Reformat MLS Data - Use AWK?

I am helping my wife set up a real estate site and I am starting to integrate MLS listings. We are using a HostGator level 5 VPS running CentOS and have full root and SSH access to the VPS.

Thus far I have automated the daily FTP download of listings from our MLS server using a little sh script. It is a 90MB text file, pipe-delimited with about 150 fields.

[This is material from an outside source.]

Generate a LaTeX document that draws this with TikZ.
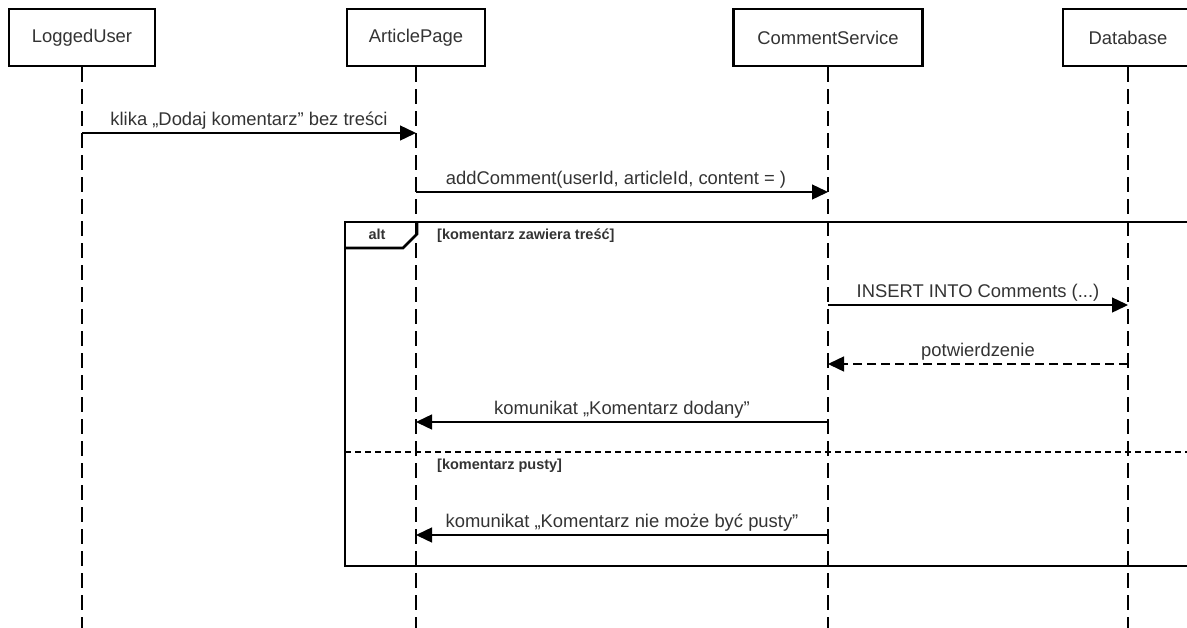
\documentclass[tikz,border=0pt]{standalone}
\usepackage{fontspec}
\setmainfont{Liberation Sans}
\usetikzlibrary{arrows.meta}
\definecolor{txt}{HTML}{333333}
\begin{document}
\begin{tikzpicture}[x=1pt,y=-1pt,
  actor/.style={draw=black,line width=2.8pt,fill=white,minimum height=57pt,inner sep=0pt,
    font=\fontsize{18.4}{22}\selectfont,text=txt},
  lifeline/.style={draw=black,line width=1.4pt,dash pattern=on 15pt off 7pt},
  msg/.style={draw=black,line width=1.4pt,-{Triangle[length=16pt,width=15pt]}},
  reply/.style={msg,dash pattern=on 9pt off 5pt},
  msglabel/.style={font=\fontsize{18.4}{22}\selectfont,text=txt,inner sep=0pt,anchor=base,yshift=7.5pt},
  guard/.style={font=\bfseries\fontsize{14.5}{16}\selectfont,text=txt,inner sep=0pt,anchor=base west},
  frameline/.style={draw=black,line width=2.8pt},
  separator/.style={draw=black,line width=2.4pt,dash pattern=on 6pt off 4pt},
]
\useasboundingbox (0,0) rectangle (1187,627);
\clip (0,0) rectangle (1187,627);

% participants
\node[actor,minimum width=146pt] (lu) at (82,37.5) {LoggedUser};
\node[actor,minimum width=138pt] (ap) at (416,37.5) {ArticlePage};
\node[actor,minimum width=189pt] (cs) at (828,37.5) {CommentService};
\node[actor,minimum width=130pt] (db) at (1128,37.5) {Database};

% bottom of the lifelines and message rows
\coordinate (bot) at (0,630);
\coordinate (y1) at (0,133);
\coordinate (y2) at (0,192);
\coordinate (y3) at (0,305);
\coordinate (y4) at (0,364);
\coordinate (y5) at (0,422);
\coordinate (y6) at (0,535);

% alt combined fragment
\draw[frameline] (345,222) rectangle (1200,566);
\draw[frameline] (345,248) -- (403,248) -- (417,234) -- (417,222);
\node[font=\bfseries\fontsize{14.5}{16}\selectfont,text=txt,inner sep=0pt,anchor=base] (altlbl) at (377,239) {alt};
\node[guard] (g1) at (437,239) {[komentarz zawiera treść]};
\draw[separator] (345,452) -- (1200,452);
\node[guard] (g2) at (437,469) {[komentarz pusty]};

% lifelines
\foreach \p in {lu,ap,cs,db}
  \draw[lifeline] (\p.south) -- (\p |- bot);

% messages
\draw[msg] (lu |- y1) -- node[msglabel] {klika „Dodaj komentarz” bez treści} (ap |- y1);
\draw[msg] (ap |- y2) -- node[msglabel,xshift=-6pt] {addComment(userId, articleId, content = )} (cs |- y2);
\draw[msg] (cs |- y3) -- node[msglabel] {INSERT INTO Comments (...)} (db |- y3);
\draw[reply] (db |- y4) -- node[msglabel] {potwierdzenie} (cs |- y4);
\draw[msg] (cs |- y5) -- node[msglabel] {komunikat „Komentarz dodany”} (ap |- y5);
\draw[msg] (cs |- y6) -- node[msglabel] {komunikat „Komentarz nie może być pusty”} (ap |- y6);
\end{tikzpicture}
\end{document}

Also, I have settled on using the IProperty component from TheThinkery which is a Joomla extension as the basis for the property search engine. IP uses a comma-delimited text file for input/output and has a different order of the fields.

Basically I just need to

  1. convert pipe-delimited to comma-delimited and add double-quotes for all text fields.
  2. re-order the fields.

Is AWK or Perl the way to go? I have confirmed AWK is installed. I used to have an O-Reilly AWK book fifteen years ago and actually read the whole thing believe it or not, but I haven't written a line of AWK in probably 10 years. :smiley:

Would someone be willing to help me with this for a fee? I assume if you know what you're doing it would take less than an hour. I will do the grunt work re-ordering fields.

By the way, I came across this forum when searching and landed on this thread --
"Convert CSV file (with double quoted strings) to pipe delimited file"

That's sort of like what I want to do except the opposite. (Also I need to re-order fields).

Thanks!
Eric

You can start with this skeleton.

Consider "mx" as text fields - do the same for each one.

#!/usr/bin/ksh
IFS='|'
while read m1 m2 m3 ... mn; do
  mx='"'${mx}'"'
  echo ${m1}','${m2}','${m3}','...${mn}','
done < Inp_File
1 Like

Almost anything will work. awk would probably be simpler for such straightforward translation:

awk -v FS="|" -v OFS="," { for(N=1; N<=NF; N++) $N="\"" $N "\"" } 1' < input > output

As for reordering, depends entirely on what you want to put where.

---------- Post updated at 02:17 PM ---------- Previous update was at 02:11 PM ----------

Here's an improved version which you can just feed the order of fields you want into:

awk 'BEGIN {
    FS="|"
    split("5,4,3,2,1", O, ","); # The order of fields you want, 1 being first
}
{ 
        P=""
        for(N=1; O[N]; N++)
        {
                M=O[N];
                printf("%s\"%s\"", P, $M);
                P=","
        }
        printf("\n");
}' < input > output

That will print field "field 5","field 4","field 3","field 2","field 1". Change "5,4,3,2,1" into whatever you want.

1 Like

Fantastic! How much do I owe you's? Or I can donate to your favorite charities.

Eric

I'm not picky. Wasn't technically charging for the work.